De temps à autre au fil de ces dernières années, nous voyons émerger en France des groupes qui cristallisent un mouvement social ou un courant de pensée, saisissent l’esprit du temps (le
Zeitgeist de la philosophie allemande) et suscitent par conséquent un engouement du public
metal comme de la presse qui, de mon point de vue parfois étriqué, se montre sans rapport direct avec la qualité musicale. Je le sais, la qualité est un critère soi-disant subjectif mais, c’est amusant, je n’entends cet argument que lorsqu’il s’agit d’art, jamais dans le monde professionnel « traditionnel ». Quand il y a un branquignol à la comptabilité, son incompétence notoire est unanimement reconnue, personne de sain d’esprit ne viendrait le défendre en argumentant que ses comptes de résultat sont certes erronés mais inclusifs, poignants de sincérité, coéternels… Qui sommes-nous pour juger quelqu’un qui foire son travail mais s’y consacre corps et âme ? À part un RH complètement possédé, personne ne se risquerait à endosser le rôle d’avocat.

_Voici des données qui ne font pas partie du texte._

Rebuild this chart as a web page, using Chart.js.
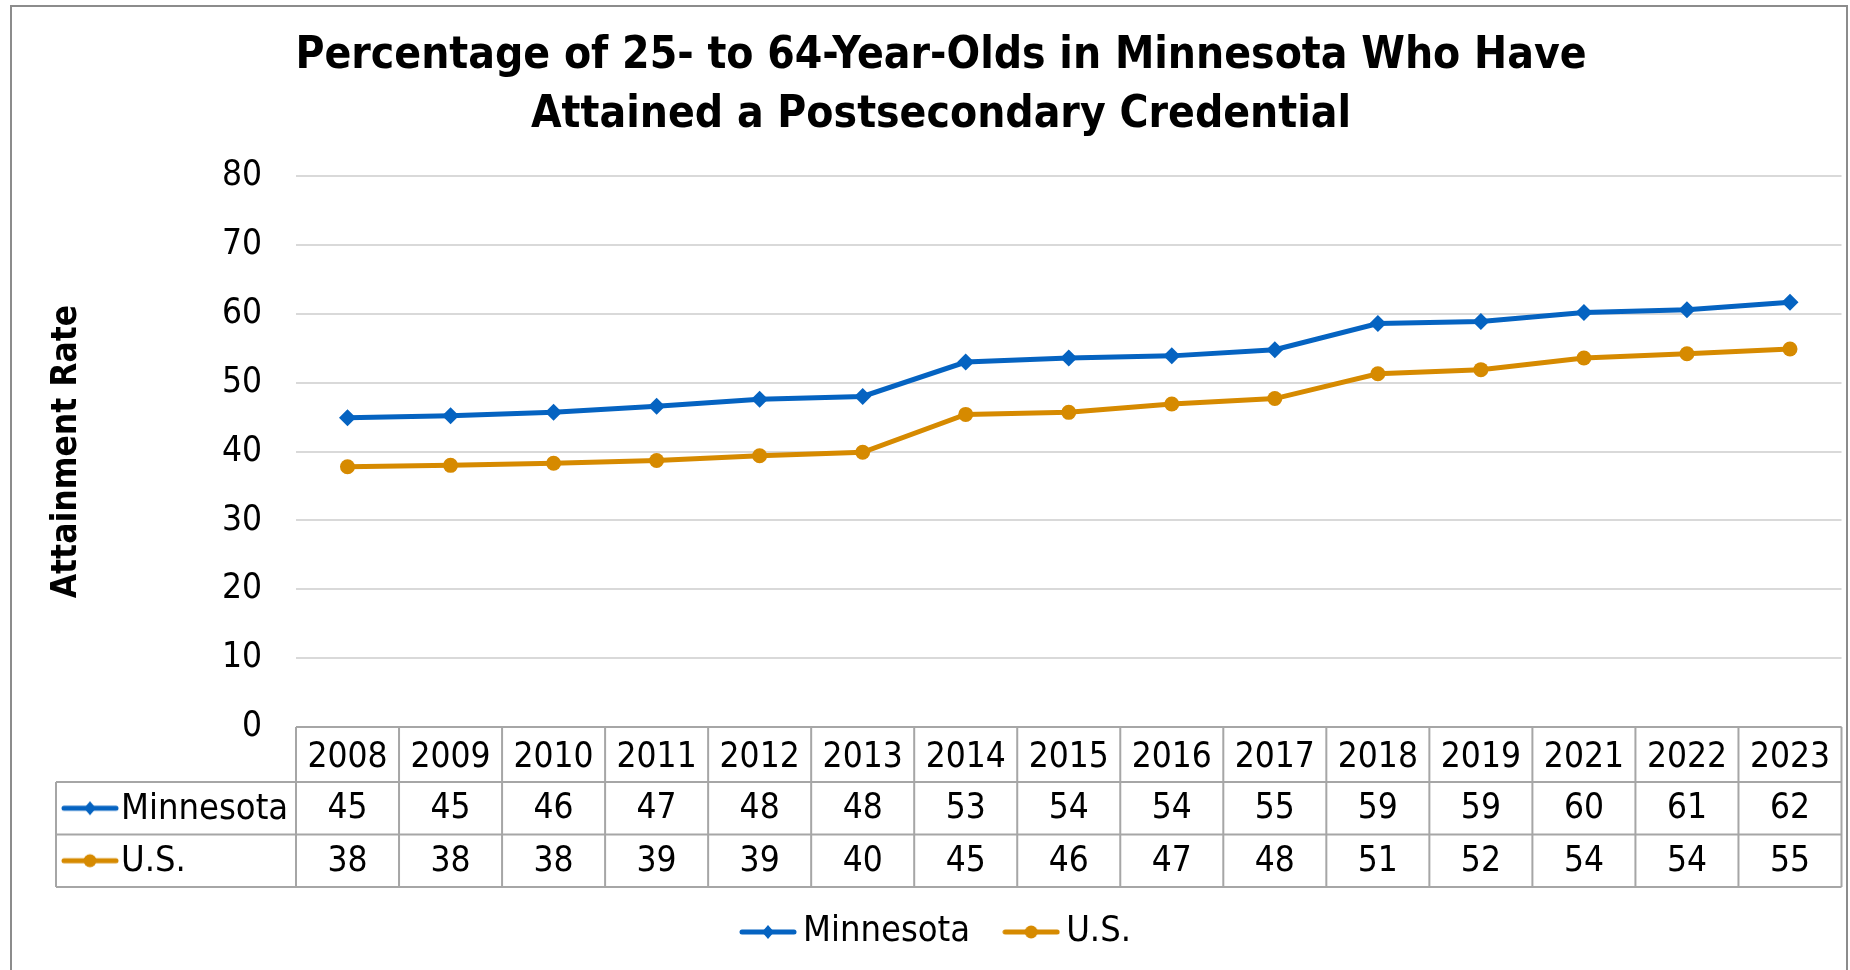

Nous avons ainsi pu observer la vogue
HOULE, ferveur qui dépasse encore et toujours mon entendement,
GALIBOT pourrait connaître un destin assez similaire, le seul mal que je lui souhaite, grâce à sa récente signature chez
Les Acteurs de l’Ombre (une réédition d’
Euch’Mau Noir est planifiée en préambule du premier LP) et c’est aujourd’hui de
DOUVE dont il est question, nom que je connaissais avant même d’en avoir écouté une seule note, situation rare pour une formation aussi récente.

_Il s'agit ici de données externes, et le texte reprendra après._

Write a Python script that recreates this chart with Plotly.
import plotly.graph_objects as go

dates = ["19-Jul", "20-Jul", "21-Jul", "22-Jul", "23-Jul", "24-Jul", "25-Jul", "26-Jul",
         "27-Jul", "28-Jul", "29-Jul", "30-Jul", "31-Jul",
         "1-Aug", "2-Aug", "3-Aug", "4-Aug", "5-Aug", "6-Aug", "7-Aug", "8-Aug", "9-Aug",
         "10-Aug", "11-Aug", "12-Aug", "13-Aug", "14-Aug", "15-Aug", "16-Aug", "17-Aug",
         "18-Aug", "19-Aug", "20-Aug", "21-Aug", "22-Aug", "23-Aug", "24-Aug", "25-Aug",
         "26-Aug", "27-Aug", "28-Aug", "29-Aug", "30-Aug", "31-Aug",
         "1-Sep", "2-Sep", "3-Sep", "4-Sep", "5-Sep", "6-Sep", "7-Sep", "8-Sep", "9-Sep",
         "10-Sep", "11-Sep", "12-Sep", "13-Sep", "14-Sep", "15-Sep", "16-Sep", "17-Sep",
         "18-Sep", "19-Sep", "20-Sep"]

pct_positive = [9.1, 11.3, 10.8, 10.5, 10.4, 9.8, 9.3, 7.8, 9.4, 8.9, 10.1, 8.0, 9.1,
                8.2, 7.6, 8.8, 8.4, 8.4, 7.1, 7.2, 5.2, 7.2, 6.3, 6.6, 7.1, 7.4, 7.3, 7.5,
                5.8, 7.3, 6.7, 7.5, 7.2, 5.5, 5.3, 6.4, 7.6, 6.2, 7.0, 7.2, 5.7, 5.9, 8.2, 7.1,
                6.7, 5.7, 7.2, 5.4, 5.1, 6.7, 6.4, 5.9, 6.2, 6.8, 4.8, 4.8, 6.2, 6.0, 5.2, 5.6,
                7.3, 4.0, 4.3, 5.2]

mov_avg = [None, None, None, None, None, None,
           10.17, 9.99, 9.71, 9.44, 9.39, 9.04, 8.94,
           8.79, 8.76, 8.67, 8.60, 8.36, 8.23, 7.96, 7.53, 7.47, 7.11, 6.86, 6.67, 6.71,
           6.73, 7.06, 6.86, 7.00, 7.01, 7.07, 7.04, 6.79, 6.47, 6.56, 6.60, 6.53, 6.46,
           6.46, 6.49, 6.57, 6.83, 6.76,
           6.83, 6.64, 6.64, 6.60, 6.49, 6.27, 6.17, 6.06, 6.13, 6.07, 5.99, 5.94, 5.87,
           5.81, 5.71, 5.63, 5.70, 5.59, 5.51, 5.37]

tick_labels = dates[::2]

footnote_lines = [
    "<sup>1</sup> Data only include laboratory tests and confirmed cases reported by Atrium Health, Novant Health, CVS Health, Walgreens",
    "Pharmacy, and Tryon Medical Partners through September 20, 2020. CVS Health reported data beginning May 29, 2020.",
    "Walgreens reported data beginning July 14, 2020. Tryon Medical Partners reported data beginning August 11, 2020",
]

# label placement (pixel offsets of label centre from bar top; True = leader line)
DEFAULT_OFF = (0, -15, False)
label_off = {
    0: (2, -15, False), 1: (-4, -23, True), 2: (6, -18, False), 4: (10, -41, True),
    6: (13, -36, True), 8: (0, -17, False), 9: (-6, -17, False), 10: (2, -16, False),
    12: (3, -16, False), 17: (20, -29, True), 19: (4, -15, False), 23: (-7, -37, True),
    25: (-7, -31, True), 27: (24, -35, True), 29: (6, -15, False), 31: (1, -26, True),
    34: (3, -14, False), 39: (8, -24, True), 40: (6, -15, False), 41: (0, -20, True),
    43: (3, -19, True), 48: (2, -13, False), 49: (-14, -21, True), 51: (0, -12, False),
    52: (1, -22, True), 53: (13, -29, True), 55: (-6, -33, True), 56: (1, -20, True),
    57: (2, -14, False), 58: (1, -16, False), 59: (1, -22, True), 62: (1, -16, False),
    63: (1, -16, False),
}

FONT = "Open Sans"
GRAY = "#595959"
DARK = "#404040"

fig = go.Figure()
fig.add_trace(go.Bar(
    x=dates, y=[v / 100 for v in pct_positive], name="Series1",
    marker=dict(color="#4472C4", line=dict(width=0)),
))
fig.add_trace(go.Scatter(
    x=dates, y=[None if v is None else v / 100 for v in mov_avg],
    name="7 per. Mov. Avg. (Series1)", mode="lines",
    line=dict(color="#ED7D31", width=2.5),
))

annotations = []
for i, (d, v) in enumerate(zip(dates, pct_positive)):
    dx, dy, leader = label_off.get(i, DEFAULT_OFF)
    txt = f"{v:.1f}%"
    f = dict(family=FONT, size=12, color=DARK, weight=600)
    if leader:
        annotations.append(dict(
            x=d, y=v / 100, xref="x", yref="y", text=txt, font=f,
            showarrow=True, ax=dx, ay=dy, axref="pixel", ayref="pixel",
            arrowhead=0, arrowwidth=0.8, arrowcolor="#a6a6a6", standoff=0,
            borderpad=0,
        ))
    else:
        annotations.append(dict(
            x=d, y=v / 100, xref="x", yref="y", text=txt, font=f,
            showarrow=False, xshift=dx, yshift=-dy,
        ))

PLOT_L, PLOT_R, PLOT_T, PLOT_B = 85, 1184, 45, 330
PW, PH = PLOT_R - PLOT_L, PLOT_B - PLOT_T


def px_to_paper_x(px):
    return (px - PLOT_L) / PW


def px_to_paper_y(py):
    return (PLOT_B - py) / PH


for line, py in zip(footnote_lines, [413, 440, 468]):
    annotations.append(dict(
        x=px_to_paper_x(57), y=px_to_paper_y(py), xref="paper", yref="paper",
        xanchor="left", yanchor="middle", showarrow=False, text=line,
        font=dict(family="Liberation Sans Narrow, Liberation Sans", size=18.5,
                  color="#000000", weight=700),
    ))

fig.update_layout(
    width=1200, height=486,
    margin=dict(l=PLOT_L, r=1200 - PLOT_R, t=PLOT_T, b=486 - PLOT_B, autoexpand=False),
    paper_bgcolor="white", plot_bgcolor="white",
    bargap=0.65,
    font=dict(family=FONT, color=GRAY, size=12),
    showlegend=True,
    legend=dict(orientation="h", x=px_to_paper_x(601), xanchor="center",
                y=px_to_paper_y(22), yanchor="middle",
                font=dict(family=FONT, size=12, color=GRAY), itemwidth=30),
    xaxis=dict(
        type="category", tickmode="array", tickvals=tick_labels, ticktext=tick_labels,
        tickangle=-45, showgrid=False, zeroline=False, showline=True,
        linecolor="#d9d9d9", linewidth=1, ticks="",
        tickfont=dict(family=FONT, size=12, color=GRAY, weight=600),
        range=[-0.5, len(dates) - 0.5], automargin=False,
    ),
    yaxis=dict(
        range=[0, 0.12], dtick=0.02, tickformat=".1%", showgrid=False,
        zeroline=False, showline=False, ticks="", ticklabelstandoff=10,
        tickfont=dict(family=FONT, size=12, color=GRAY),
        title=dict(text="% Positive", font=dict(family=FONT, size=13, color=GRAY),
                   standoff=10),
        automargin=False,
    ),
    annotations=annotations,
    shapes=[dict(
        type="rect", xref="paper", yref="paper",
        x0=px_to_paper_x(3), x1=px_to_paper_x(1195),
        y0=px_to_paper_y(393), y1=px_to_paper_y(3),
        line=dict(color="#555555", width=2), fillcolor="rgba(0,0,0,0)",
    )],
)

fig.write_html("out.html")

Quelques chroniques dithyrambiques, un confrère n’ayant pas hésité à attribuer la récompense maximale de 10/10 (ça ne sera pas mon cas, je le dis immédiatement), des
live report qui le sont autant, les plumes du milieu extrême racontent finalement toutes peu ou prou la même chose : la chanteuse
Asphodel officie chez le très apprécié
MORTIS MUTILATI (j’ai, à l’instar de beaucoup, multiplié les écoutes de
The Stench of Death), nous retrouvons de surcroît une ancienne
MOONREICH (la guitariste
Chloé Casasola, alias
Chlorure, créditée sur l’EP
Wormgod de 2019 puis également chez
MORTIS MUTILATI entre 2021 et 2024), ce
line-up composé de trois principes féminins accompagnés d’un principe masculin, le batteur, fait parler de lui. Ne voulant mégenrer personne, disons qu’il y a quatre personnes.

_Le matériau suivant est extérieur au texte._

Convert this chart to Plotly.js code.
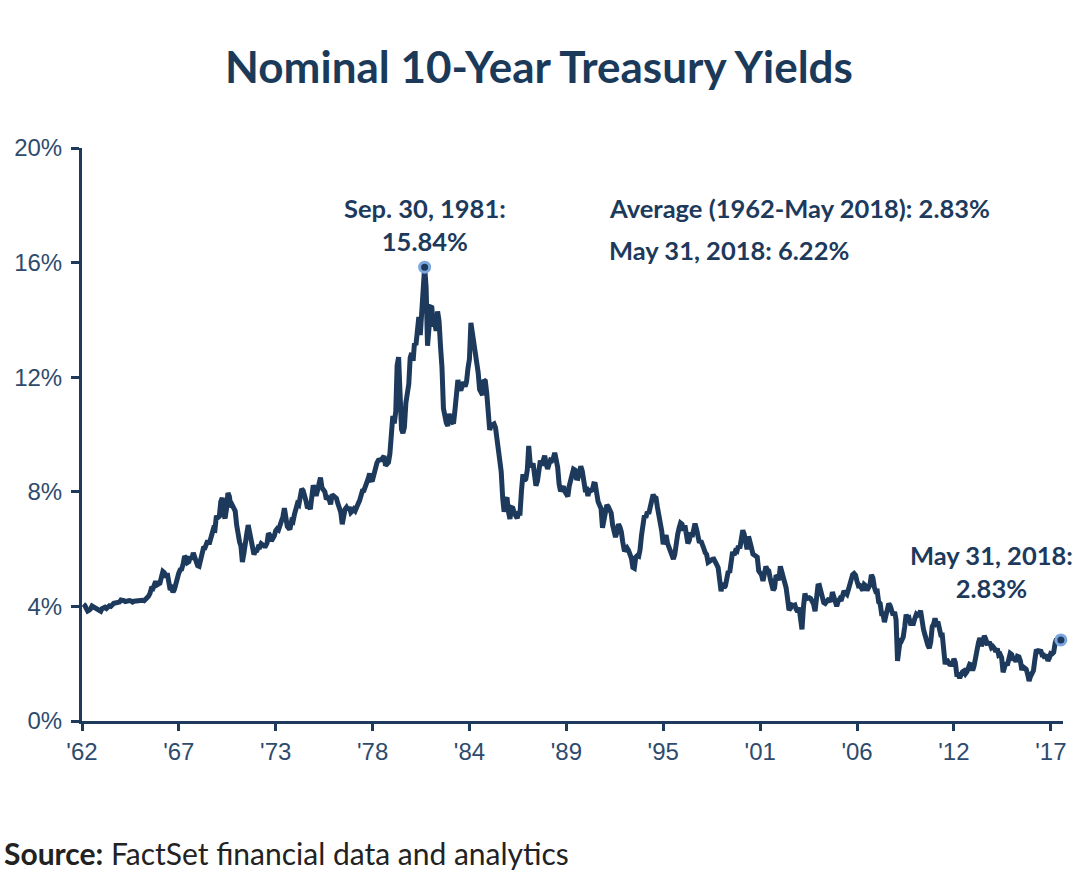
<!DOCTYPE html>
<html>
<head>
<meta charset="utf-8">
<script src="https://cdn.plot.ly/plotly-3.0.1.min.js"></script>
<style>html,body{margin:0;padding:0;background:#fff;}#chart{width:1078px;height:876px;}</style>
</head>
<body>
<div id="chart"></div>
<script>
// Month-end 10-year Treasury yields (%), Jan 1962 onward
const startYear = 1962;
const yields1960s = [
  4.08,4.04,3.93,3.84,3.87,3.91,4.01,3.98,3.98,3.93,3.92,3.86,
  3.83,3.92,3.93,3.97,3.93,3.99,4.02,4.00,4.08,4.11,4.12,4.13,
  4.17,4.15,4.22,4.23,4.20,4.17,4.19,4.19,4.20,4.19,4.15,4.18,
  4.19,4.21,4.21,4.20,4.21,4.21,4.20,4.25,4.29,4.35,4.45,4.62,
  4.61,4.83,4.87,4.75,4.78,4.81,5.02,5.22,5.18,5.01,5.16,4.84,
  4.58,4.63,4.50,4.59,4.85,5.02,5.16,5.28,5.30,5.48,5.75,5.70,
  5.53,5.56,5.74,5.64,5.87,5.72,5.50,5.42,5.40,5.58,5.70,6.03,
  6.04,6.19,6.30,6.17,6.32,6.57,6.72,6.69,7.16,7.10,7.14,7.65
];
const yields1970s = [
  7.79,7.24,7.07,7.39,7.96,7.84,7.46,7.53,7.39,7.33,6.84,6.39,
  6.24,6.11,5.55,5.83,6.39,6.52,6.84,6.58,6.14,5.93,5.81,5.93,
  5.95,6.08,6.07,6.19,6.13,6.11,6.11,6.21,6.55,6.48,6.28,6.36,
  6.46,6.64,6.71,6.67,6.85,6.90,7.13,7.43,7.09,6.79,6.73,6.74,
  6.99,6.96,7.21,7.51,7.58,7.54,7.81,8.10,8.04,7.90,7.68,7.43,
  7.50,7.39,7.73,8.23,8.06,7.86,8.06,8.40,8.50,8.14,8.05,8.00,
  7.74,7.79,7.73,7.56,7.90,7.86,7.83,7.77,7.59,7.41,7.29,6.87,
  7.21,7.39,7.46,7.37,7.46,7.28,7.33,7.40,7.34,7.52,7.58,7.69,
  7.96,8.03,8.04,8.15,8.35,8.46,8.64,8.41,8.42,8.64,8.81,9.01,
  9.10,9.10,9.12,9.18,9.25,8.91,8.95,9.03,9.33,10.30,10.65,10.39
];
const yields1980s = [
  10.80,12.41,12.70,11.47,10.18,10.05,10.25,11.10,11.51,11.75,12.68,12.84,
  12.57,13.19,13.12,13.68,14.10,13.47,14.28,14.94,15.84,15.15,13.10,13.72,
  14.45,14.43,13.86,13.87,13.62,14.30,13.95,13.06,12.34,10.91,10.55,10.40,
  10.30,10.72,10.51,10.40,10.38,10.85,11.38,11.90,11.65,11.54,11.69,11.83,
  11.67,11.84,12.32,12.63,13.90,13.56,13.36,12.72,12.52,12.16,11.57,11.50,
  11.38,11.90,11.86,11.43,10.85,10.16,10.31,10.33,10.37,10.24,9.78,9.26,
  9.19,8.70,7.78,7.30,7.71,7.80,7.30,7.05,7.45,7.43,7.25,7.11,
  7.08,7.25,7.25,8.02,8.61,8.40,8.45,8.76,9.60,9.00,8.86,8.99,
  8.67,8.21,8.37,8.72,9.09,8.92,9.06,9.26,8.98,8.80,8.96,9.11,
  9.09,9.17,9.36,9.18,8.86,8.28,8.02,8.11,8.19,8.01,7.87,7.84
];
const yields1990s = [
  8.21,8.47,8.59,8.79,8.76,8.48,8.47,8.75,8.89,8.72,8.39,8.08,
  8.09,7.85,8.11,8.04,8.07,8.28,8.27,7.90,7.65,7.53,7.42,6.74,
  7.03,7.34,7.54,7.48,7.39,7.26,6.84,6.59,6.42,6.59,6.87,6.77,
  6.60,6.26,5.98,5.97,6.04,5.96,5.81,5.68,5.36,5.33,5.72,5.77,
  5.75,5.97,6.48,6.97,7.18,7.10,7.30,7.24,7.46,7.74,7.90,7.81,
  7.78,7.47,7.20,7.06,6.63,6.17,6.28,6.49,6.20,6.04,5.93,5.71,
  5.65,5.81,6.27,6.51,6.74,6.91,6.87,6.64,6.83,6.53,6.20,6.30,
  6.58,6.42,6.69,6.89,6.71,6.49,6.22,6.30,6.21,6.03,5.88,5.81,
  5.54,5.57,5.65,5.64,5.65,5.50,5.46,5.34,4.81,4.53,4.83,4.65,
  4.72,5.00,5.23,5.18,5.54,5.90,5.79,5.94,5.92,6.11,6.03,6.28
];
const yields2000s = [
  6.66,6.52,6.26,5.99,6.44,6.10,6.05,5.83,5.80,5.74,5.72,5.24,
  5.16,5.10,4.89,5.14,5.39,5.28,5.24,4.97,4.73,4.57,4.65,5.09,
  5.04,4.91,5.40,5.21,5.16,4.93,4.65,4.26,3.87,3.94,4.05,4.03,
  4.05,3.90,3.81,3.96,3.57,3.20,3.98,4.45,4.27,4.29,4.30,4.27,
  4.15,4.08,3.83,4.35,4.72,4.73,4.50,4.28,4.13,4.10,4.19,4.23,
  4.22,4.17,4.50,4.34,4.14,4.00,4.18,4.26,4.20,4.46,4.54,4.47,
  4.42,4.57,4.72,4.99,5.11,5.15,5.09,4.88,4.72,4.73,4.60,4.56,
  4.76,4.72,4.56,4.69,4.75,5.10,5.00,4.67,4.52,4.53,4.15,4.10,
  3.74,3.74,3.45,3.68,3.88,4.10,4.01,3.89,3.69,3.81,3.53,2.10,
  2.52,2.87,2.82,2.93,3.29,3.72,3.56,3.59,3.40,3.39,3.40,3.59
];
const yields2010s = [
  3.73,3.69,3.73,3.85,3.42,3.20,3.01,2.70,2.65,2.54,2.76,3.29,
  3.39,3.58,3.41,3.46,3.17,3.00,3.00,2.30,1.98,2.15,2.01,1.98,
  1.97,1.97,2.17,2.05,1.62,1.62,1.50,1.68,1.72,1.75,1.65,1.72,
  1.91,1.98,1.96,1.76,1.93,2.30,2.58,2.74,2.90,2.62,2.72,2.98,
  2.86,2.71,2.72,2.71,2.56,2.60,2.54,2.42,2.53,2.30,2.33,2.21,
  1.70,1.98,2.04,1.94,2.20,2.36,2.32,2.17,2.17,2.07,2.26,2.24,
  2.09,1.78,1.89,1.81,1.81,1.64,1.40,1.56,1.63,1.76,2.14,2.49,
  2.43,2.42,2.48,2.30,2.30,2.19,2.32,2.10,2.20,2.36,2.35,2.40,
  2.72,2.87,2.74,2.95,2.83
];
const highlightDates = ['1981-09-30', '2018-05-31'];
const highlightValues = [15.84, 2.83];
const tickDates = ['1962-01-01','1967-08-01','1973-03-01','1978-10-01','1984-05-01','1989-12-01','1995-07-01','2001-02-01','2006-09-01','2012-04-01','2017-11-01'];
const tickLabels = ["'62","'67","'73","'78","'84","'89","'95","'01","'06","'12","'17"];
const yTickVals = [0, 4, 8, 12, 16, 20];
const yTickText = ['0%', '4%', '8%', '12%', '16%', '20%'];

const values = [].concat(yields1960s, yields1970s, yields1980s, yields1990s, yields2000s, yields2010s);
const dates = values.map((v, i) => {
  const y = startYear + Math.floor(i / 12);
  const m = i % 12;
  const d = new Date(Date.UTC(y, m + 1, 0));
  return d.toISOString().slice(0, 10);
});

const navy = '#1d3a5c';
const tickColor = '#2e4b6d';

const traces = [
  {
    x: dates, y: values, type: 'scatter', mode: 'lines',
    line: {color: navy, width: 5, shape: 'linear'},
    hoverinfo: 'skip'
  },
  {
    x: highlightDates, y: highlightValues, type: 'scatter', mode: 'markers',
    marker: {color: navy, size: 10, line: {color: '#7ba6de', width: 3}},
    cliponaxis: false, hoverinfo: 'skip'
  }
];

const annFont = {family: 'Lato, "Open Sans", sans-serif', size: 25.5, color: navy};
const layout = {
  width: 1078, height: 876,
  margin: {l: 82, r: 15, t: 148, b: 155},
  paper_bgcolor: '#ffffff', plot_bgcolor: '#ffffff',
  showlegend: false,
  title: {
    text: '<b>Nominal 10-Year Treasury Yields</b>',
    font: {family: 'Lato, "Open Sans", sans-serif', size: 44, color: '#1b3a5a'},
    xref: 'container', x: 0.5, xanchor: 'center',
    yref: 'container', y: 1 - 68 / 876, yanchor: 'middle'
  },
  xaxis: {
    type: 'date', range: ['1962-01-01', '2018-07-15'],
    tickmode: 'array', tickvals: tickDates, ticktext: tickLabels,
    showline: true, linecolor: navy, linewidth: 3, mirror: false,
    ticks: 'outside', ticklen: 7, tickwidth: 3, tickcolor: navy,
    showgrid: false, zeroline: false,
    tickfont: {family: '"Liberation Sans", Arial, sans-serif', size: 24, color: tickColor}
  },
  yaxis: {
    range: [0, 20], tickmode: 'array', tickvals: yTickVals, ticktext: yTickText,
    showline: true, linecolor: navy, linewidth: 3,
    ticks: 'outside', ticklen: 8, tickwidth: 3, tickcolor: navy,
    ticklabelstandoff: 4,
    showgrid: false, zeroline: false,
    tickfont: {family: '"Liberation Sans", Arial, sans-serif', size: 24, color: tickColor}
  },
  annotations: [
    {
      x: highlightDates[0], y: highlightValues[0], xref: 'x', yref: 'y',
      text: '<b>Sep. 30, 1981:</b><br><b>15.84%</b>', showarrow: false,
      xanchor: 'center', yanchor: 'bottom', yshift: 9, align: 'center', font: annFont
    },
    {
      x: (607 - 82) / 981, y: (721 - 208) / 573, xref: 'paper', yref: 'paper',
      text: '<b>Average (1962-May 2018): 2.83%</b>', showarrow: false,
      xanchor: 'left', yanchor: 'middle', font: annFont
    },
    {
      x: (607 - 82) / 981, y: (721 - 250) / 573, xref: 'paper', yref: 'paper',
      text: '<b>May 31, 2018: 6.22%</b>', showarrow: false,
      xanchor: 'left', yanchor: 'middle', font: annFont
    },
    {
      x: (991 - 82) / 981, y: (721 - 571) / 573, xref: 'paper', yref: 'paper',
      text: '<b>May 31, 2018:</b><br><b>2.83%</b>', showarrow: false,
      xanchor: 'center', yanchor: 'middle', align: 'center', font: annFont
    },
    {
      x: (2 - 82) / 981, y: (721 - 853) / 573, xref: 'paper', yref: 'paper',
      text: '<b>Source:</b> FactSet financial data and analytics', showarrow: false,
      xanchor: 'left', yanchor: 'middle', align: 'left',
      font: {family: 'Lato, "Open Sans", sans-serif', size: 30, color: '#222222'}
    }
  ]
};

Plotly.newPlot('chart', traces, layout, {displayModeBar: false, staticPlot: true});
</script>
</body>
</html>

Mais il n’y a pas que cela qui fait parler. En effet, l’époque où la simple présence d’une femme tenant un instrument saturé surprenait est désormais loin derrière nous. En revanche, l’appellation
queer black metal qui définit le compte officiel Instagram de la bande ainsi que les thématiques de violences sexuelles (« Heureux ceux qui nous violent »), de dépression, de psychiatrie (« Un mur blanc couleur pilule »), tout cela pourrait tendre à biaiser le ressenti en déportant le commentaire sur des terrains autres que purement musicaux. Pour le dire clairement, je m’interroge sur la possibilité actuelle d’émettre un avis négatif sur l’album de
DOUVE sans devoir justifier de mon propre positionnement, comme si critiquer équivaudrait à cautionner les abus (majoritairement les actes d’hommes souvent proches, c’est statistiquement indiscutable) ou à montrer une quelconque hostilité envers les LGBTQIA+… Mais c’est certainement moi qui montre un trop-plein de de défiance vis-à-vis du fonctionnement de la société actuelle. Cependant, maintenant que le ver est dans le fruit, que déduirez-vous de ma notation ? Si elle est basse, est-ce parce que je n’adhère pas aux propos ou plutôt parce que je trouve que le
black pratiqué ici est améliorable ? Et si j’encense le disque, est-ce pour me prémunir d’une justification morale ultérieure ou parce que ce
metal noir s’avère réellement excellent, pour mes oreilles si ce n’est les vôtres ? Un terrain hautement miné. Il serait d’ailleurs intéressant de savoir comment se situe le groupe vis-à-vis de cela : souhaite-t-il que ses positions soient abordées en tant qu’éléments constituants de sa musique ou juge-t-il au contraire préférable de s’en abstraire afin de porter l’attention sur l’essence qui intéresse le fan lambda, à savoir le rendu sonore ?
Dans
Sol, certaines choses fonctionnent bien, très bien même. Déjà, la voix de vieille sorcière effrayante d’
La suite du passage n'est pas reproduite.